I do not believe that so-called technocratic governments will survive for very long. The question of capitalism and democracy is larger than I want to take up here. To be sure, the crisis has exposed the power of financial institutions to insist on their due and to exert pressure on democratic institutions. But the money that has been lent includes the savings of millions of ordinary citizens, whose interests deserve protection as much as, if not more than, the interests of the borrowers, who after all have benefited from the use of the loaned funds over a long period of time. Our normal democratic procedures, which are intended to reconcile large-scale conflicts of interest of this sort, do not function well in an international context in which complicated technical issues are involved. We must not, however, throw up our hands in despair, lest the comprehensible rage of those whose trust has been abused give rise to some regrettable reaction.
What are your views of the nascent protests (Occupy Wall Street, Indignados) developing in response to the introduction of austerity packages in Europe and the US? Are these movements a continuation of or a break with the anti-globalization movements of the past? Are they likely to fundamentally change public perceptions and government policy or will they have only a very small lasting impact?
I think the protest movements have called attention to growing inequality, which excessive borrowing had in part masked. I believe that the movements are new and to a large extent independent of anti-globalization actions. They reflect a desire for increased voice, especially for the young, in democratic polities that had become overly focused on freeing markets, reducing taxes and preserving benefits for the old. If the movements are to have lasting impact, however, they need to influence the electoral process, and I am not sure that they have the numbers, leadership, or organizational skills to do so. Finally, the most recent protests are only one among many signs of a more general crisis of legitimacy throughout the democratic world. Elites have claimed too large a share of productivity gains and too great a monopoly of life opportunities for their children. Without reform, the center cannot hold. Even with reform it may be too late.
What, finally, do you think the appropriate political response is to both these crises and their aftermath?
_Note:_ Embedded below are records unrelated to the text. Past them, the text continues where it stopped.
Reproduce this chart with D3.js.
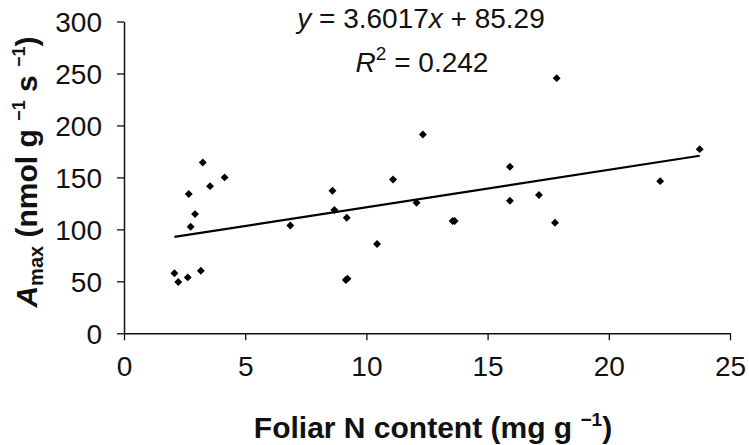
<!DOCTYPE html>
<html>
<head>
<meta charset="utf-8">
<script src="https://cdn.jsdelivr.net/npm/d3@7"></script>
<style>
  body { margin: 0; background: #fff; }
  svg { font-family: "Liberation Sans", Arial, sans-serif; }
</style>
</head>
<body>
<script>
// Foliar N content (mg g-1) vs Amax (nmol g-1 s-1)
var foliarN = [2.08, 2.24, 2.63, 3.17, 2.75, 2.93, 2.67, 3.25, 3.55, 4.15, 6.86,
               8.6, 8.68, 9.19, 9.15, 9.22, 10.44, 11.1, 12.33, 12.07, 13.56, 13.64,
               15.92, 15.92, 17.12, 17.85, 17.78, 22.12, 23.75];
var amax    = [57.7, 49.3, 53.8, 60.2, 102.5, 114.7, 134, 164.4, 141.6, 150, 103.8,
               137.1, 118.6, 111.2, 51.3, 52.6, 85.9, 148, 191.3, 125.6, 108, 108,
               160.2, 127.5, 133, 245.5, 106.3, 146.4, 177.2];

var slope = 3.6017, intercept = 85.29;
var xTicks = [0, 5, 10, 15, 20, 25];
var yTicks = [0, 50, 100, 150, 200, 250, 300];

var w = 749, h = 445;
var plotLeft = 124, plotRight = 730, plotTop = 21.5, plotBottom = 333.3;

var svg = d3.select("body").append("svg")
    .attr("width", w)
    .attr("height", h);

var x = d3.scaleLinear().domain([0, 25]).range([plotLeft, plotRight]);
var y = d3.scaleLinear().domain([0, 300]).range([plotBottom, plotTop]);

// axes
var xAxis = svg.append("g")
    .attr("transform", "translate(0," + plotBottom + ")")
    .call(d3.axisBottom(x).tickValues(xTicks).tickSize(7).tickSizeOuter(0).tickPadding(16));
var yAxis = svg.append("g")
    .attr("transform", "translate(" + plotLeft + ",0)")
    .call(d3.axisLeft(y).tickValues(yTicks).tickSize(7).tickSizeOuter(0).tickPadding(15));

[xAxis, yAxis].forEach(function(g) {
  g.select(".domain").attr("stroke", "#111").attr("stroke-width", 1.5);
  g.selectAll(".tick line").attr("stroke", "#111").attr("stroke-width", 1.3);
  g.selectAll(".tick text")
    .attr("fill", "#111")
    .style("font-size", "28px")
    .style("font-family", "Liberation Sans, Arial, sans-serif");
});
xAxis.selectAll(".tick text").attr("dy", "0.71em");
yAxis.selectAll(".tick text").attr("dy", "0.36em");

// points (diamonds)
var diamond = d3.symbol().type(d3.symbolDiamond2).size(40);
svg.selectAll("path.pt")
    .data(foliarN)
    .enter()
    .append("path")
    .attr("class", "pt")
    .attr("d", diamond)
    .attr("transform", function(d, i) { return "translate(" + x(d) + "," + y(amax[i]) + ")"; })
    .attr("fill", "#000");

// trend line
var xMin = d3.min(foliarN), xMax = d3.max(foliarN);
svg.append("line")
    .attr("x1", x(xMin)).attr("y1", y(slope * xMin + intercept))
    .attr("x2", x(xMax)).attr("y2", y(slope * xMax + intercept))
    .attr("stroke", "#000")
    .attr("stroke-width", 2.2);

// equation
var eq = svg.append("text")
    .attr("x", 421).attr("y", 28)
    .attr("text-anchor", "middle")
    .style("font-size", "28px")
    .attr("fill", "#111");
eq.append("tspan").style("font-style", "italic").text("y");
eq.append("tspan").text(" = 3.6017");
eq.append("tspan").style("font-style", "italic").text("x");
eq.append("tspan").text(" + 85.29");

var r2 = svg.append("text")
    .attr("x", 422).attr("y", 72)
    .attr("text-anchor", "middle")
    .style("font-size", "28px")
    .attr("fill", "#111");
r2.append("tspan").style("font-style", "italic").text("R");
r2.append("tspan").attr("dy", -12).style("font-size", "19px").text("2");
r2.append("tspan").attr("dy", 12).text(" = 0.242");

// x title
var xt = svg.append("text")
    .attr("x", 433).attr("y", 438)
    .attr("text-anchor", "middle")
    .style("font-size", "30px")
    .style("font-weight", "bold")
    .attr("fill", "#111");
xt.append("tspan").text("Foliar N content (mg g ");
xt.append("tspan").attr("dy", -12).style("font-size", "19px").text("\u22121");
xt.append("tspan").attr("dy", 12).text(")");

// y title
var yt = svg.append("text")
    .attr("transform", "translate(37,172) rotate(-90)")
    .attr("text-anchor", "middle")
    .style("font-size", "30px")
    .style("font-weight", "bold")
    .attr("fill", "#111");
yt.append("tspan").style("font-style", "italic").text("A");
yt.append("tspan").attr("dy", 6).style("font-size", "20px").text("max");
yt.append("tspan").attr("dy", -6).text(" (nmol g ");
yt.append("tspan").attr("dy", -12).style("font-size", "18px").text("\u22121");
yt.append("tspan").attr("dy", 12).text(" s ");
yt.append("tspan").attr("dy", -12).style("font-size", "18px").text("\u22121");
yt.append("tspan").attr("dy", 12).text(")");
</script>
</body>
</html>
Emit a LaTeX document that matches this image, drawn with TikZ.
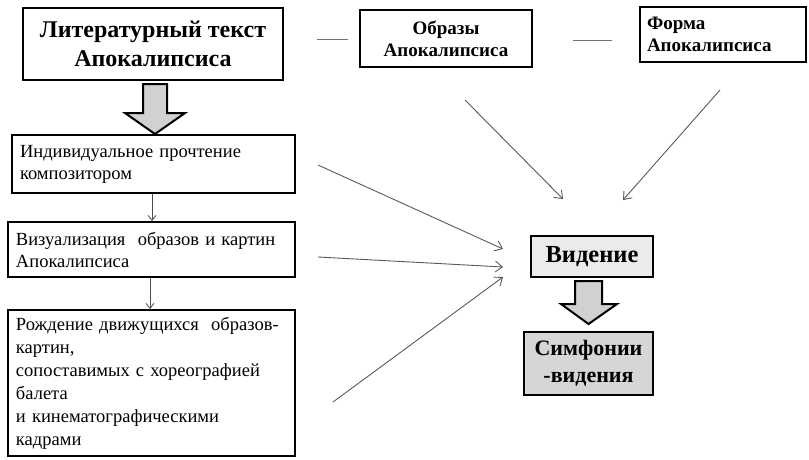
\documentclass[tikz,border=0pt]{standalone}
\usepackage{fontspec}
\setmainfont{Liberation Serif}
\usetikzlibrary{arrows.meta,calc}
\tikzset{
  box/.style={draw=black, line width=2pt, inner sep=0pt, fill=white},
  thin/.style={draw=black!65, line width=0.9pt, -{Straight Barb[length=7pt,width=11pt,line width=0.9pt]}},
  small/.style={draw=black!70, line width=0.8pt, -{Straight Barb[length=5pt,width=8pt,line width=0.8pt]}},
  block/.style={draw=black, line width=2pt, fill=black!18, line join=miter},
  dashln/.style={draw=black!55, line width=0.8pt}
}
\begin{document}
\begin{tikzpicture}[x=1pt,y=-1pt]
\useasboundingbox (0,0) rectangle (809,459);
% top row
\node[box, minimum width=260, minimum height=72, align=center,
  font=\fontsize{24}{29}\selectfont\bfseries] (lit) at (153,44)
  {Литературный текст\\Апокалипсиса};
\node[box, minimum width=172, minimum height=57, align=center,
  font=\fontsize{19}{22}\selectfont\bfseries] (obr) at (446,38.5)
  {Образы\\Апокалипсиса};
\node[box, minimum width=166, minimum height=55, text width=152, inner xsep=7pt, align=left,
  font=\fontsize{19}{22}\selectfont\bfseries] (form) at (723,34.5)
  {Форма\\Апокалипсиса};
% dashes
\coordinate (d1a) at (317,39); \coordinate (d1b) at (348,39);
\coordinate (d2a) at (573,40); \coordinate (d2b) at (612,40);
\draw[dashln] (d1a) -- (d1b);
\draw[dashln] (d2a) -- (d2b);
% left column
\node[box, minimum width=283, minimum height=58, text width=267, inner xsep=8pt, align=left,
  font=\fontsize{18.5}{22}\selectfont] (ind) at (153.5,164)
  {Индивидуальное прочтение\\композитором};
\node[box, minimum width=287, minimum height=55, text width=271, inner xsep=8pt, align=left,
  font=\fontsize{18.5}{22}\selectfont] (viz) at (151.5,249.5)
  {Визуализация\ \ образов и картин\\Апокалипсиса};
\node[box, minimum width=287, minimum height=146, text width=271, inner xsep=8pt, align=left,
  font=\fontsize{18.5}{23}\selectfont] (rozh) at (151.5,383)
  {Рождение движущихся\ \ образов-\\картин,\\сопоставимых с хореографией\\балета\\и кинематографическими\\кадрами};
% right
\node[box, fill=black!8, minimum width=122, minimum height=41, align=center,
  font=\fontsize{24.5}{27}\selectfont\bfseries] (vid) at (592,256.5) {Видение};
\node[box, fill=black!16, minimum width=129, minimum height=63, align=center,
  font=\fontsize{22}{27}\selectfont\bfseries] (sim) at (588.5,363.5) {Симфонии\\-видения};
% block arrows
\draw[block] ($(lit.south)+(-10,3)$) -- ($(lit.south)+(14,3)$) -- ($(lit.south)+(14,32)$) --
  ($(lit.south)+(32,32)$) -- ($(ind.north)+(1.5,0)$) -- ($(lit.south)+(-28,32)$) --
  ($(lit.south)+(-10,32)$) -- cycle;
\draw[block] ($(vid.south)+(-17,3)$) -- ($(vid.south)+(10,3)$) -- ($(vid.south)+(10,26)$) --
  ($(vid.south)+(25,26)$) -- ($(sim.north)+(0,-7)$) -- ($(vid.south)+(-31,26)$) --
  ($(vid.south)+(-17,26)$) -- cycle;
% small arrows
\draw[small] (ind.south -| 152,0) -- (viz.north -| 152,0);
\draw[small] (viz.south -| 150,0) -- (rozh.north -| 150,0);
% thin arrows
\coordinate (t1) at (503,249); \coordinate (t2) at (503,267); \coordinate (t3) at (503,277);
\coordinate (t4) at (563,199); \coordinate (t5) at (623,200);
\coordinate (s1) at (318,165); \coordinate (s2) at (318,257); \coordinate (s3) at (333,402);
\coordinate (s4) at (465,100); \coordinate (s5) at (720,90);
\draw[thin] (s1) -- (t1);
\draw[thin] (s2) -- (t2);
\draw[thin] (s3) -- (t3);
\draw[thin] (s4) -- (t4);
\draw[thin] (s5) -- (t5);
\end{tikzpicture}
\end{document}
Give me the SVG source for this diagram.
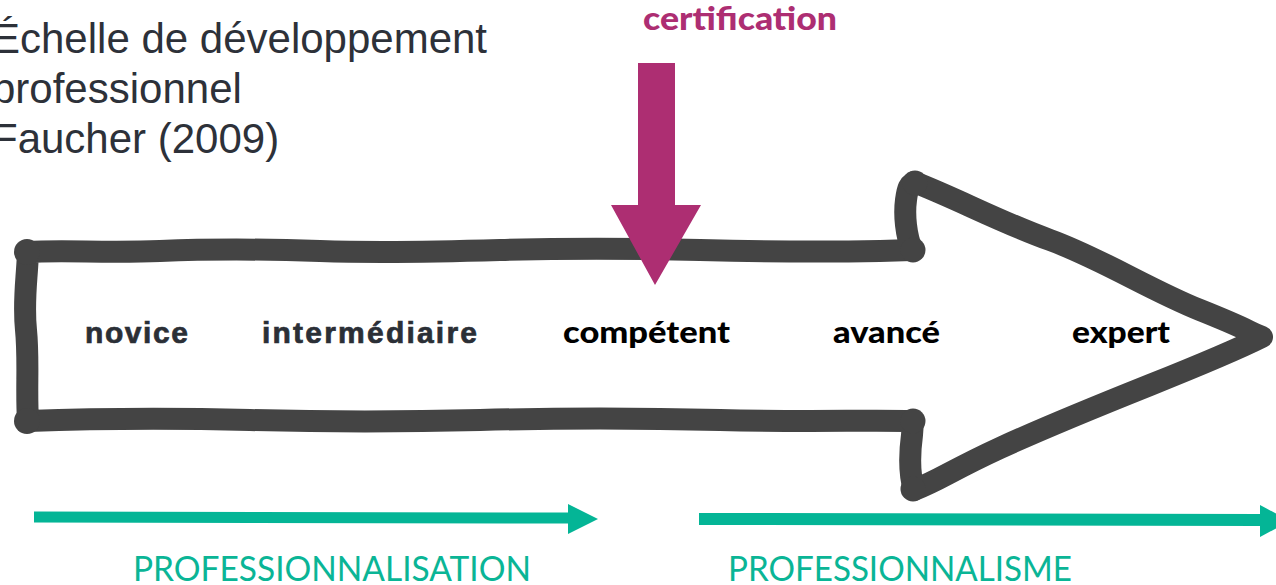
<svg xmlns="http://www.w3.org/2000/svg" width="1276" height="585" viewBox="0 0 1276 585">
  <defs>
    <style>
      .title { font-family: "Liberation Sans", Arial, sans-serif; font-size: 42px; fill: #2d3139; }
      .stage-a { font-family: "Liberation Sans", Arial, sans-serif; font-weight: bold; font-size: 30px; fill: #2b2f36; stroke: #2b2f36; stroke-width: 0.7; }
      .stage-b { font-family: Lato, "Noto Sans", sans-serif; font-weight: 900; font-size: 30px; fill: #000000; }
      .cert { font-family: Lato, "Noto Sans", sans-serif; font-weight: 900; font-size: 33px; fill: #ad2e72; }
      .phase { font-family: Lato, "Noto Sans", sans-serif; font-weight: 400; font-size: 34px; fill: #0ab596; }
      .outline { fill: none; stroke: #444444; stroke-width: 22; stroke-linejoin: round; stroke-linecap: round; }
      .blob { fill: #444444; }
      .teal { fill: #04b596; }
    </style>
  </defs>

  <rect width="1276" height="585" fill="#ffffff"/>

  <!-- title -->
  <g id="title">
    <text class="title" x="-8" y="53">Échelle de développement</text>
    <text class="title" x="-8" y="103">professionnel</text>
    <text class="title" x="-8" y="153">Faucher (2009)</text>
  </g>

  <!-- large hand-drawn arrow -->
  <g id="scale-arrow">
    <path class="outline" d="M 28 252
      C 60 250, 110 253, 160 251 S 260 249, 320 251 S 430 252, 500 250 S 620 248, 700 250 S 820 252, 880 251
      L 912 250
      C 906 235, 904 215, 906 200 S 910 185, 914 182
      C 960 200, 1000 222, 1050 240 S 1150 290, 1200 310 S 1245 330, 1262 337
      C 1240 348, 1200 365, 1150 385 S 1050 425, 1000 448 S 940 480, 914 490
      C 908 470, 910 450, 912 435 L 913 421
      C 870 420, 800 422, 720 420 S 560 418, 480 420 S 330 422, 250 420 S 110 418, 28 421
      C 26 390, 29 360, 26 330 S 27 280, 28 252 Z"/>
    <circle class="blob" cx="27" cy="252" r="13"/>
    <circle class="blob" cx="27" cy="421" r="13"/>
    <circle class="blob" cx="913" cy="250" r="12.5"/>
    <circle class="blob" cx="915" cy="183" r="12.5"/>
    <circle class="blob" cx="913" cy="421" r="12.5"/>
    <circle class="blob" cx="913" cy="489" r="12.5"/>
  </g>

  <!-- stages -->
  <g id="stage-novice"><text class="stage-a" x="85" y="343" textLength="103" lengthAdjust="spacing">novice</text></g>
  <g id="stage-intermediaire"><text class="stage-a" x="262" y="343" textLength="215" lengthAdjust="spacing">intermédiaire</text></g>
  <g id="stage-competent"><text class="stage-b" x="563" y="343" textLength="167" lengthAdjust="spacingAndGlyphs">compétent</text></g>
  <g id="stage-avance"><text class="stage-b" x="833" y="343" textLength="107" lengthAdjust="spacingAndGlyphs">avancé</text></g>
  <g id="stage-expert"><text class="stage-b" x="1072" y="343" textLength="98" lengthAdjust="spacingAndGlyphs">expert</text></g>

  <!-- certification marker -->
  <g id="certification">
    <text class="cert" x="643" y="30" textLength="194" lengthAdjust="spacingAndGlyphs">certification</text>
    <polygon fill="#ad2e72" points="638,63 675,63 675,205 701,205 655,285 611,205 638,205"/>
  </g>

  <!-- phase arrows -->
  <g id="connectors">
    <polygon class="teal" points="34,511.5 568,512.5 568,504 598,519 568,534 568,523.5 34,522.5"/>
    <polygon class="teal" points="699,513 1260,514 1260,505 1290,521 1260,537 1260,526 699,525"/>
  </g>

  <g id="phase-professionnalisation">
    <text class="phase" x="133" y="581" textLength="398" lengthAdjust="spacingAndGlyphs">PROFESSIONNALISATION</text>
  </g>
  <g id="phase-professionnalisme">
    <text class="phase" x="728" y="581" textLength="344" lengthAdjust="spacingAndGlyphs">PROFESSIONNALISME</text>
  </g>
</svg>
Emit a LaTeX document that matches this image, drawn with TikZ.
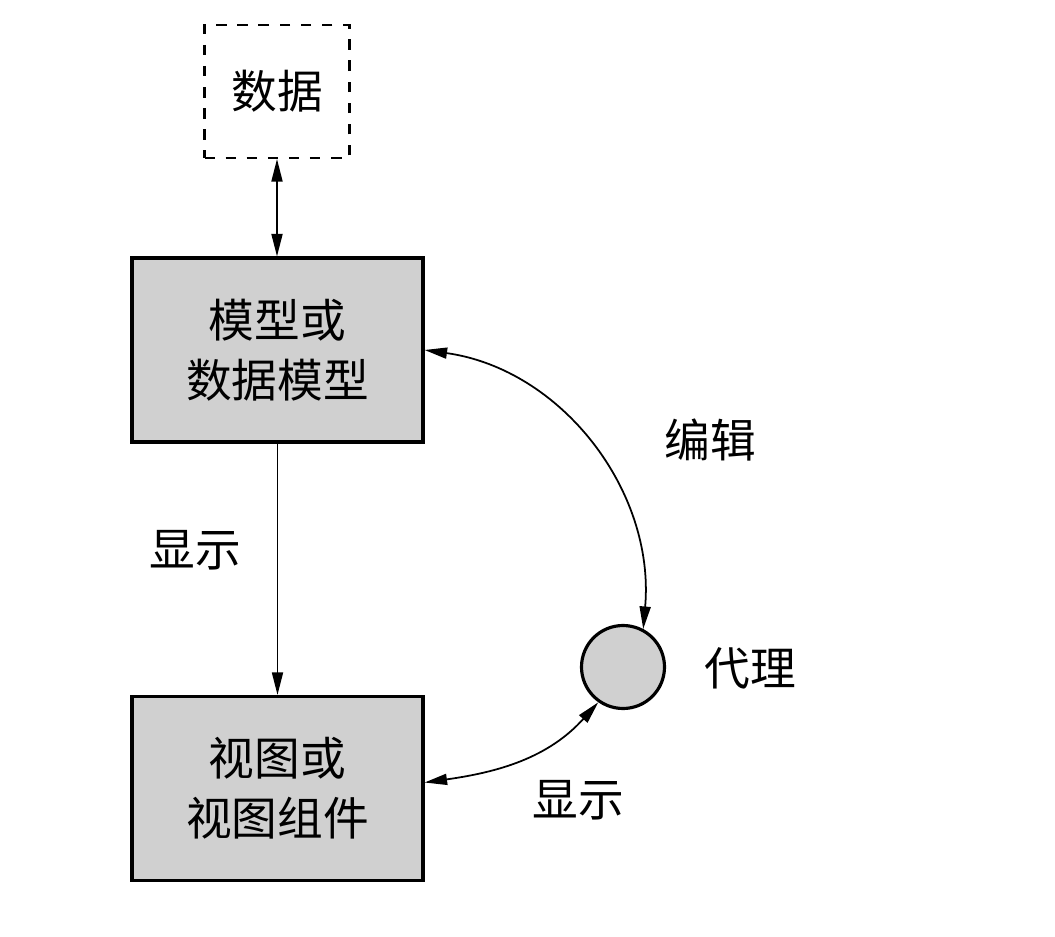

Although there will inevitably be political responses of many kinds, what is really needed, I think, is an intellectual response to guide the politics: there is clearly something wrong with our understanding of economics, especially in the areas of monetary systems and macroeconomic stabilization. Until we achieve new clarity in these areas, politicians will flail at problems whose origins they do not fully grasp, and people will demand solutions that are incoherent and therefore potentially destructive. We must be wary of our own certitudes. As we saw in the Great Depression, statesman convinced of the virtues of the gold standard acted in ways they believed were right but that we know were wrong. We are similarly in the dark and should therefore proceed tentatively, experimentally, until we are confident that we are moving toward the exit. In the meantime, income must be redistributed downward and elites must loosen their stranglehold on upward mobility through education.